La droite, soutenue par l’extrême droite, a modifié la Constitution pour pouvoir déclarer de larges zones de Budapest interdites aux SDF.
Budapest, ses bains, son Opéra, son magnifique Parlement… et ses rues débarrassées des SDF. Jeudi, le conseil municipal de la capitale hongroise, dominé par la majorité de droite populiste de Viktor Orbán, a approuvé une liste des espaces publics où «la vie dans la rue» sera interdite : le secteur classé au patrimoine mondial de l’Unesco, les arrêts de transports publics et les gares dans un rayon de 50 mètres, une trentaine de passages souterrains, les ponts, les cimetières, les aires de jeux pour enfants, les écoles et centres de protection de l’enfance, les établissements d’enseignement supérieur dans un rayon de 100 mètres, etc.
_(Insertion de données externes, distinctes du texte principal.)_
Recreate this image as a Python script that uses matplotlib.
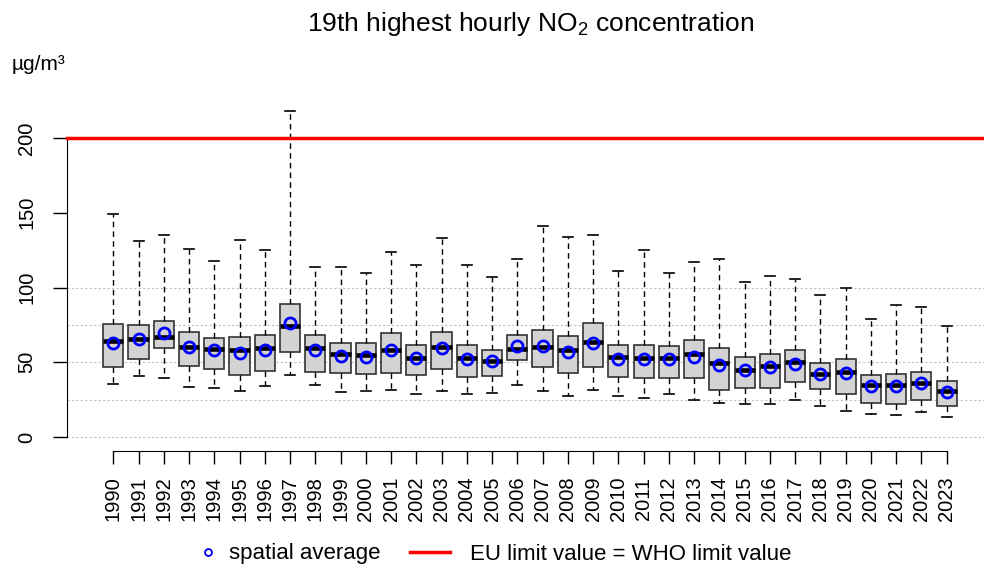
import numpy as np
import matplotlib
matplotlib.use("Agg")
import matplotlib.pyplot as plt
from matplotlib.lines import Line2D

plt.rcParams['font.family'] = ['Liberation Sans', 'DejaVu Sans']
plt.rcParams['mathtext.fontset'] = 'custom'
plt.rcParams['mathtext.rm'] = 'Liberation Sans'

# values (ug/m3)
years = list(range(1990, 2024))
whis_hi = [149, 131, 135, 126, 118, 132, 125, 218, 114, 114, 110, 124, 115, 133, 115, 107, 119,
           141, 134, 135, 111, 125, 110, 117, 119, 104, 108, 106, 95, 100, 79, 88, 87, 74]
q3 = [75.5, 75, 77.5, 70, 66.5, 67, 68, 89, 68.5, 63, 63, 69.5, 61.5, 70.5, 61.5, 58, 68,
      71.5, 67.5, 76, 61.5, 61.5, 61, 65, 59.5, 53.5, 55.5, 58, 49.5, 52, 41.5, 42, 43.5, 37.5]
medians = [64.5, 65.5, 67, 60, 59, 58, 59.5, 74, 59.5, 55.5, 55, 58, 53, 60, 53, 51, 59,
           60.5, 58, 63.5, 53.5, 53, 53, 55.5, 49.5, 45, 47.5, 50.5, 42, 43.5, 35, 34.5, 36, 31]
means = [63, 65.5, 69.5, 60, 58, 56.5, 58, 76, 58, 54.5, 53.5, 58, 53, 59.5, 52.5, 51, 61,
         61, 57, 63, 52.5, 52.5, 52, 53.5, 48, 45, 46.5, 48.5, 42, 42.5, 34, 34, 36, 30]
q1 = [46.5, 52, 59.5, 47.5, 45.5, 41.5, 44, 57, 43.5, 42.5, 42, 42.5, 41.5, 45.5, 40, 41, 51.5,
      46.5, 43, 46.5, 40, 39.5, 39.5, 39.5, 31.5, 32.5, 32.5, 36.5, 32, 29, 23, 22, 24.5, 20.5]
whis_lo = [35.5, 41, 39.5, 33.5, 33, 30.5, 34, 41.5, 34.5, 30, 31, 31.5, 28.5, 31, 29, 29.5, 34.5,
           31, 27.5, 31.5, 27.5, 26, 28.5, 24.5, 23, 22, 22, 25, 21, 17.5, 15.5, 14.5, 16.5, 13.5]
limit_value = 200

stats = []
for i in range(len(years)):
    stats.append(dict(med=medians[i], q1=q1[i], q3=q3[i], whislo=whis_lo[i],
                      whishi=whis_hi[i], mean=means[i], fliers=[]))

fig = plt.figure(figsize=(9.84, 5.69), dpi=100)
ax = fig.add_axes([67/984, 1-451/569, 1-67/984, (451-130)/569])

pos = np.arange(len(years))
for g in [0, 25, 50, 75, 100]:
    ax.axhline(g, color='#c0c0c0', ls=(0, (2, 2)), lw=0.8, zorder=0)

bp = ax.bxp(stats, positions=pos, widths=0.8, capwidths=0.4, showmeans=True, patch_artist=True,
            boxprops=dict(facecolor='#d3d3d3', edgecolor='#333333', lw=1.2),
            whiskerprops=dict(color='black', ls=(0, (4, 3)), lw=1),
            capprops=dict(color='black', lw=1.2),
            medianprops=dict(color='black', lw=3.3, solid_capstyle='butt'),
            meanprops=dict(marker='o', markerfacecolor='none', markeredgecolor='blue',
                           markeredgewidth=2, markersize=8))
for key in bp:
    for art in bp[key]:
        art.set_clip_on(False)

ax.axhline(limit_value, color='red', lw=2.5, zorder=5, clip_on=False)

ax.set_xlim(-1.834, 34.48)
ax.set_ylim(-9.36, 205.35)
for s in ['top', 'right']:
    ax.spines[s].set_visible(False)
ax.spines['left'].set_bounds(0, 200)
ax.spines['bottom'].set_bounds(0, len(years) - 1)

ax.set_yticks([0, 50, 100, 150, 200])
ax.set_yticklabels(['0', '50', '100', '150', '200'], rotation=90, va='center', fontsize=14.5)
ax.set_xticks(pos)
ax.set_xticklabels([str(y) for y in years], rotation=90, fontsize=14.5)
ax.tick_params(axis='y', length=10, width=1, pad=12)
ax.tick_params(axis='x', length=9.4, width=1, pad=9)

fig.text(531/984, 1-24/569, '19th highest hourly NO$_\\mathregular{2}$ concentration',
         ha='center', va='center', fontsize=19)
fig.text(12/984, 1-65/569, 'µg/m³', ha='left', va='center', fontsize=15)

circ = Line2D([], [], ls='none', marker='o', markerfacecolor='none', markeredgecolor='blue',
              markeredgewidth=1.3, markersize=5)
red = Line2D([], [], color='red', lw=2.5)
leg1 = fig.legend([circ], ['spatial average'], loc='center left',
                  bbox_to_anchor=(202.5/984, 1-554/569), frameon=False, fontsize=16,
                  handlelength=0.5, handletextpad=0.7, borderpad=0, borderaxespad=0)
leg2 = fig.legend([red], ['EU limit value = WHO limit value'], loc='center left',
                  bbox_to_anchor=(410/984, 1-554/569), frameon=False, fontsize=16,
                  handlelength=1.8, handletextpad=0.9, borderpad=0, borderaxespad=0)

fig.savefig('out.png', dpi=100)
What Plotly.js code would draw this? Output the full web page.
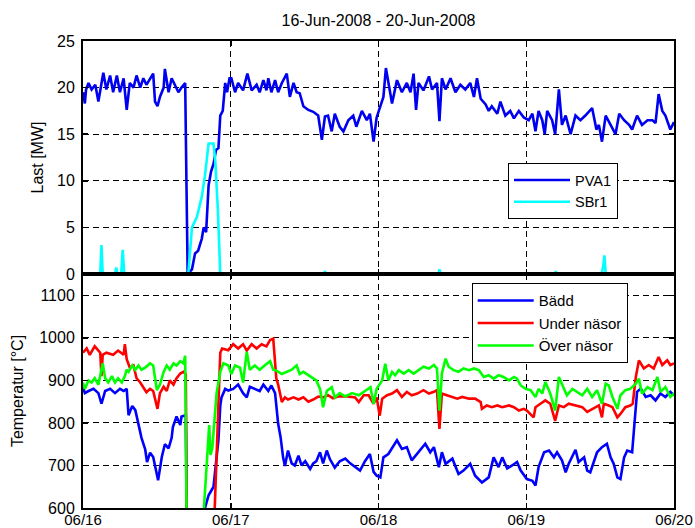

N’en jetez plus, la liste fait 25 pages.
Les sans-abri seront passibles d’amendes, de travaux publics, voire d’emprisonnement. Jeudi, une quarantaine de membres et sympathisants de l’association A város mindenkié («la ville est à tout le monde»), dont des universitaires et des artistes, a occupé la mairie et retardé le vote de plusieurs heures. Ils ont chanté des poèmes, récité la charte sociale européenne ainsi que la Déclaration des droits de l’homme et clamé : «Logement, démocratie, Etat de droit ! Vive la république !» avant de se faire évacuer.
Si la droite, soutenue par l’extrême droite, a tranquillement voté ce décret, c’est grâce à une loi adoptée le 30 septembre par le Parlement. Celle-ci permet aux autorités locales de définir des zones interdites aux sans-abri. «Il y a des gens qui aimeraient s’asseoir avec leurs petits-enfants sur les bancs publics mais qui ont peur de le faire pour des raisons de santé publique ; ces gens-là aussi ont des droits», déclarait à l’occasion du vote le député chrétien-démocrate Tamás Lukács.
Ce jour-là, Tessa Udvarhelyi, membre d’A város mindenkié, a eu une impression de déjà-vu. Car la même législation, ou presque, avait été votée en 2011. La Cour constitutionnelle avait alors invalidé le texte. Mais, avec sa majorité des deux tiers, la droite d’Orbán a depuis modifié la Constitution et inscrit dans son texte, le 11 mars, la possibilité de pénaliser les sans-abri. Les «sages» ne peuvent donc plus déclarer la mesure inconstitutionnelle. Le Parlement a d’ailleurs veillé à les bâillonner une fois pour toutes : à l’avenir, la Cour constitutionnelle ne pourra plus se prononcer sur le contenu, mais seulement sur la forme des lois. «Depuis l’arrivée de ce gouvernement au pouvoir, l’Etat de droit s’affaiblit de jour en jour», constate Tessa Udvarhelyi. Selon un collectif d’ONG, les personnes sans domicile fixe dans la capitale étaient 8 641 en 2012, contre 7 199 l’année précédente. Leur nombre oscillerait en réalité entre 10 000 et 15 000, sur 2 millions d’habitants.